En 2012, à l’occasion de la restauration par The Film Foundation d’Il était une fois en Amérique (1984), Martin Scorsese disait :
« Leone ne s’inscrivait pas tant dans la filiation du western que dans la tradition théâtrale italienne qui est celle de l’opéra. Il avait une manière bien à lui de composer avec les archétypes du genre. Comme dans la Commedia dell’Arte avec Arlequin, Polichinelle, ses personnages portent des masques, et ces masques en cachent beaucoup d’autres. C’est en fait un système de poupées russes. Dans Il était une fois dans l’Ouest, chaque personnage révèle un visage différent au fil de l’histoire. Il était une fois en Amérique a un système comparable. Le film est construit comme un rêve à l’intérieur d’un autre rêve. Il ne s’appuie plus sur les archétypes du cinéma criminel hollywoodien, mais sur les codes d’un mythe, celui de l’Amérique, dans les années 1930, au moment où elle passe de l’anarchie à l’ordre. » [2]

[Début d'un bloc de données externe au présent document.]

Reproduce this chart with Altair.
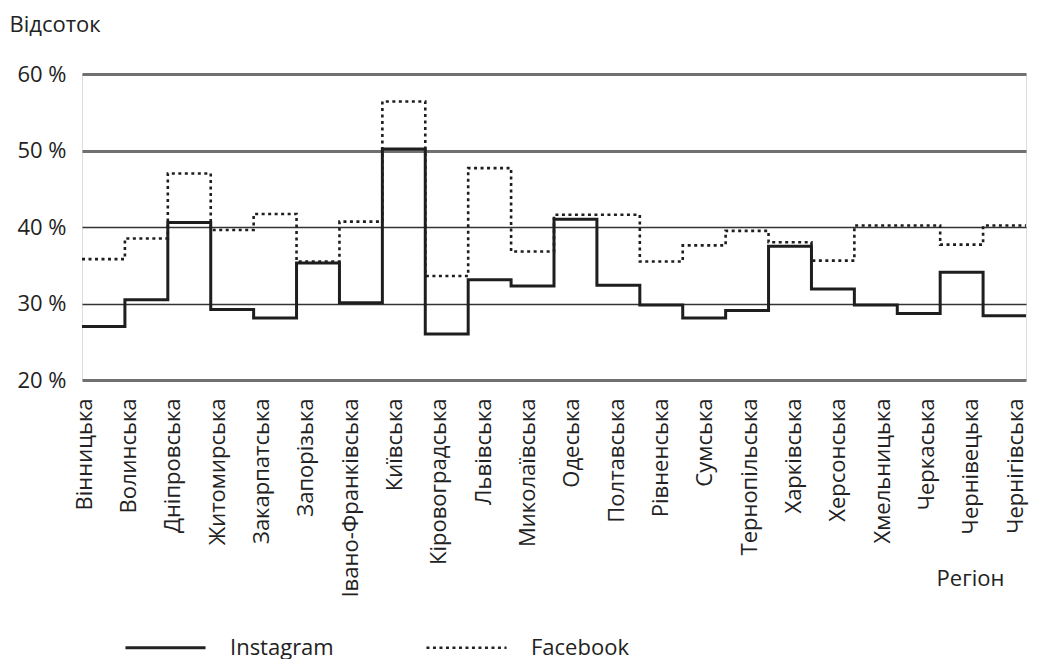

Les Baxter là. Les Rodos là-bas. Et l’homme sans nom en plein milieu. Alors que Et pour quelques dollars de plus (1965) et Le bon, la brute et le truand (1966) dessinent des cercles par les échanges, les regards et lors des affrontements, Pour une poignée de dollars n’a pas encore tout à fait rompu avec la ligne droite du western américain. Non seulement l’artère principale de la ville continue de servir d’axe premier et de repère pour les mouvements de caméra et à l’intérieur des plans, mais elle est toujours le terrain privilégié du duel. Il n’y en a qu’un dans le premier western de Leone. Un seul duel qui se fait attendre, deux adversaires comme deux points aux extrémités d’un même segment ; dernière ligne à tracer pour ce héros qui passait par hasard dans la ville. Une ligne droite plutôt qu’un cercle également car le scénario est le plus simple des trois films de la trilogie du dollar. Une ligne droite plutôt qu’un cercle car l’homme sans nom, héros imparfait, n’avait pas non plus idée de son retour dans les films suivants. Dans la toute dernière scène, refusant de se trouver entre le gouvernement américain d’un côté et le gouvernement mexicain de l’autre, le voilà qui s’en va sur son cheval, dessinant une diagonale avant de s’enfoncer au centre du plan, poursuivant sa route.
[1] Bernard Benech, « La commedia dell’arte », dans Michel Serceau (dir.), La comédie italienne de Don Camillo à Berlusconi, Cinémaction, n°42, Cerf, 1987, p. 66-69.
[2] Article de S. Blumenfeld, « Il était une fois Sergio Leone et Martin Scorsese » dans Le Monde magazine, 18 mai 2012 (consulté le 17 juillet 2013).